Scratch treatment?

Couldn’t think of a better word than treatment,I don’t mean repair.I have several,much scratched composite canoes that I would like to make more efficeint going through the water. I don’t care about looks,just a relitively easy,cheap way to fill the scrstches and reduce drag.Ideas?


Sand them out with wet dry paper. Start at, maybe 320, go to 600, then 1000.

As per comments in the composite plastic thread, anythinh below three mils of roughness causes drag, but it’s more important to get the high spots down than to fill gouges.

I have rolled West epoxy on two decked
whitewater boats, both to fill scratches and to subdue fuzzies. (These boats did not have glass as an outer layer, hence the fuzzing.)

If I were dealing only with roughness and scratches, I would sand as much as I dared to level high spots, avoiding excessive gelcoat loss if present, and also avoiding cutting into functional glass or other cloth. Then, if fuzzies are not present, I might consider cleaning the hull and scratches as thoroughly as possible, and then mixing epoxy with graphite or colloidal silica, and using a squeegee method to force the epoxy into the scratches and gouges. I would roll or paint additional epoxy onto the surface ONLY if I felt I needed it to achieve a smooth result.

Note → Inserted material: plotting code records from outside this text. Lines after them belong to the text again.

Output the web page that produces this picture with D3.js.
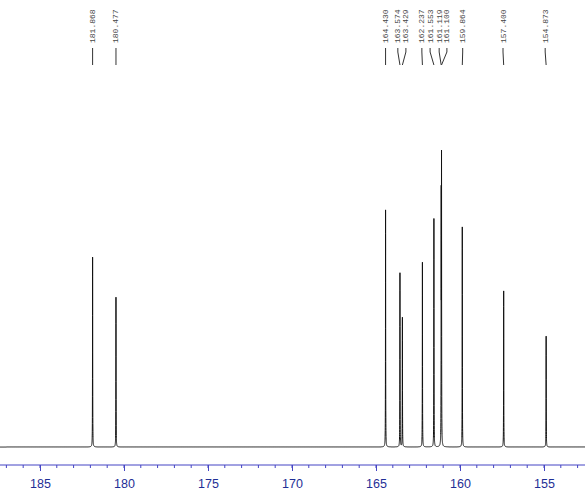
<!DOCTYPE html>
<html>
<head>
<meta charset="utf-8">
<script src="https://cdn.jsdelivr.net/npm/d3@7"></script>
<style>
  body { margin: 0; background: #fff; }
  svg { display: block; }
</style>
</head>
<body>
<div id="chart"></div>
<script>
const width = 585;
const height = 502;

// peak list: shift (ppm) and relative height
const shifts = [181.868, 180.477, 164.430, 163.574, 163.429, 162.237, 161.553, 161.119, 161.100, 159.864, 157.400, 154.873];
const heights = [63.5, 51.5, 79.3, 58.2, 44.5, 63.5, 78.5, 80.5, 92, 73.6, 52.2, 38.1];
// where each label sits (ppm) when crowded
const labelPos = [181.868, 180.477, 164.430, 163.70, 163.22, 162.27, 161.78, 161.24, 160.78, 159.84, 157.44, 154.93];
const majorTicks = [185, 180, 175, 170, 165, 160, 155];

var x = d3.scaleLinear().domain([187.38, 152.56]).range([0, width]);
var y = d3.scaleLinear().domain([0, 100]).range([447, 148]);

var svg = d3.select("#chart").append("svg")
  .attr("width", width)
  .attr("height", height);

// build the trace from the peak list (lorentzian lines)
var hw = 0.006;
var trace = [];
for (var p = 187.4; p >= 152.5; p -= 0.002) {
  var v = 0;
  shifts.forEach((s, i) => {
    var d = p - s;
    v += heights[i] * hw * hw / (hw * hw + d * d);
  });
  trace.push([p, v]);
}

var line = d3.line()
  .x(d => x(d[0]))
  .y(d => y(d[1]));

svg.append("path")
  .datum(trace)
  .attr("d", line)
  .attr("fill", "none")
  .attr("stroke", "#111")
  .attr("stroke-width", 1);

// peak labels
var lab = svg.append("g").selectAll("g").data(shifts).enter().append("g");

lab.append("path")
  .attr("d", (d, i) => {
    var lx = x(labelPos[i]), px = x(d);
    return "M" + lx + ",48L" + lx + ",52L" + px + ",65";
  })
  .attr("fill", "none")
  .attr("stroke", "#333")
  .attr("stroke-width", 1);

lab.append("text")
  .attr("transform", (d, i) => "translate(" + x(labelPos[i]) + ",43) rotate(-90)")
  .attr("dominant-baseline", "central")
  .attr("font-family", "Liberation Mono, DejaVu Sans Mono, monospace")
  .attr("font-size", 8)
  .attr("fill", "#444")
  .text(d => d.toFixed(3));

// axis
var minor = d3.range(153, 188, 1);
var axisG = svg.append("g").attr("transform", "translate(0,465)");

axisG.append("line")
  .attr("x1", 0).attr("x2", width)
  .attr("stroke", "#4444c4")
  .attr("stroke-width", 1);

axisG.selectAll(".minor").data(minor).enter().append("line")
  .attr("class", "minor")
  .attr("x1", d => x(d)).attr("x2", d => x(d))
  .attr("y1", 0).attr("y2", 3)
  .attr("stroke", "#4444c4");

var axis = d3.axisBottom(x)
  .tickValues(majorTicks)
  .tickSize(6)
  .tickFormat(d3.format("d"));

var ax = axisG.append("g").call(axis);
ax.select(".domain").remove();
ax.selectAll(".tick line").attr("stroke", "#4444c4");
ax.selectAll(".tick text")
  .attr("fill", "#1f2f96")
  .attr("font-family", "Liberation Sans, Arial, sans-serif")
  .attr("font-size", 12.5)
  .attr("dy", "1.1em");
</script>
</body>
</html>
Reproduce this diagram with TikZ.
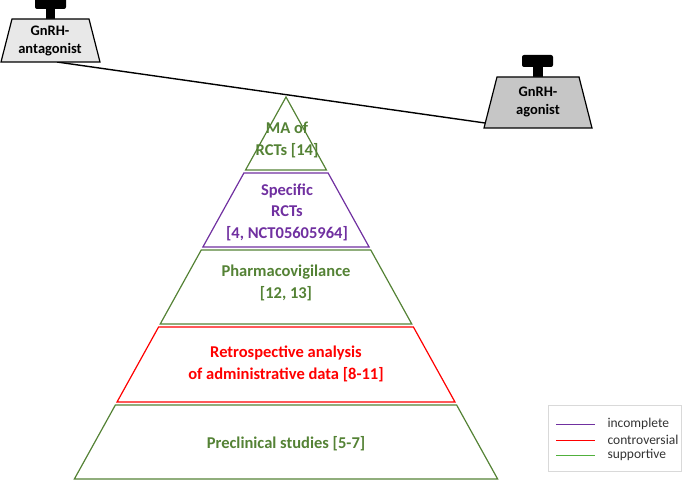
\documentclass[tikz,border=0pt]{standalone}
\usepackage{fontspec}
\setmainfont{Carlito}
\usetikzlibrary{positioning}
\definecolor{evgreen}{RGB}{84,130,53}
\definecolor{evpurple}{RGB}{112,48,160}
\definecolor{evred}{RGB}{255,0,0}
\definecolor{legreen}{RGB}{80,176,60}

\begin{document}
\begin{tikzpicture}[x=1pt,y=-1pt,
  layer/.style={line width=1.2pt},
  lbl/.style={font=\bfseries\fontsize{16.5}{21.5}\selectfont, align=center},
  weightlbl/.style={font=\bfseries\fontsize{14.5}{17.5}\selectfont, align=center},
  weight/.style={draw=black, line width=1.2pt},
  legtext/.style={font=\fontsize{13.5}{15}\selectfont, text=black!80, anchor=west}]
\useasboundingbox (0,0) rectangle (685,481);

% balance beam
\coordinate (beamL) at (57,62);
\coordinate (beamR) at (485,123);
\draw[line width=1.4pt] (beamL) -- (beamR);

% pyramid, apex at (286,97)
\foreach \ya/\yb/\col in {97/170/evgreen,173/247/evpurple,250/324/evgreen,327/402/evred,405/479/evgreen}
  \draw[layer,\col] ({286-0.554*(\ya-97)},\ya) -- ({286+0.554*(\ya-97)},\ya)
    -- ({286+0.554*(\yb-97)},\yb) -- ({286-0.554*(\yb-97)},\yb) -- cycle;

\node[lbl, text=evgreen] (ma) at (287,140) {MA of\\RCTs [14]};
\node[lbl, text=evpurple] (rct) at (287,212) {Specific\\RCTs\\{[4, NCT05605964]}};
\node[lbl, text=evgreen] (pv) at (286,283) {Pharmacovigilance\\{[12, 13]}};
\node[lbl, text=evred] (retro) at (286,364) {Retrospective analysis\\of administrative data [8-11]};
\node[lbl, text=evgreen] (precl) at (286,444) {Preclinical studies [5-7]};

% weights
\fill[rounded corners=2pt] (35,-4) rectangle (66,9);
\fill (46,8) rectangle (55,19);
\draw[weight, fill=gray!18] (12,19) -- (89,19) -- (100,62) -- (1,62) -- cycle;
\node[weightlbl] (antag) at (50,41) {GnRH-\\antagonist};

\fill[rounded corners=2pt] (522,55) rectangle (553,67);
\fill (533,66) rectangle (543,77);
\draw[weight, fill=gray!45] (497,77) -- (579,77) -- (592,128) -- (484,128) -- cycle;
\node[weightlbl] (agon) at (538,102) {GnRH-\\agonist};

% legend
\draw[gray!30] (548,405) rectangle (681,471);
\foreach \yy/\col/\txt/\nm in {424/evpurple/incomplete/inc,440/evred/controversial/contr,455/legreen/supportive/supp}{
  \draw[\col, line width=1pt] (556,\yy) -- (595,\yy);
  \node[legtext] (leg\nm) at (604,\yy) {\txt};
}
\end{tikzpicture}
\end{document}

Check out the West website for information on rolling on epoxy, and on how to avoid problems with amine blush causing decreased adhesion of subsequent coats.

Epoxy does not “level” like varnish. You have to expect some sanding afterward. I don’t know that I would sand below 400 grit, as my boats felt plenty “fast” with that degree of smoothing.

Leave them alone

Unless you are racing or VERY sensative like Charlie you aren’t likely to notice the difference between a scratched up boat and a brand new one.

Charlie cracked me up at AFS. He thought my Osprey was badly scratched. Hope he never sees my whitewater boats!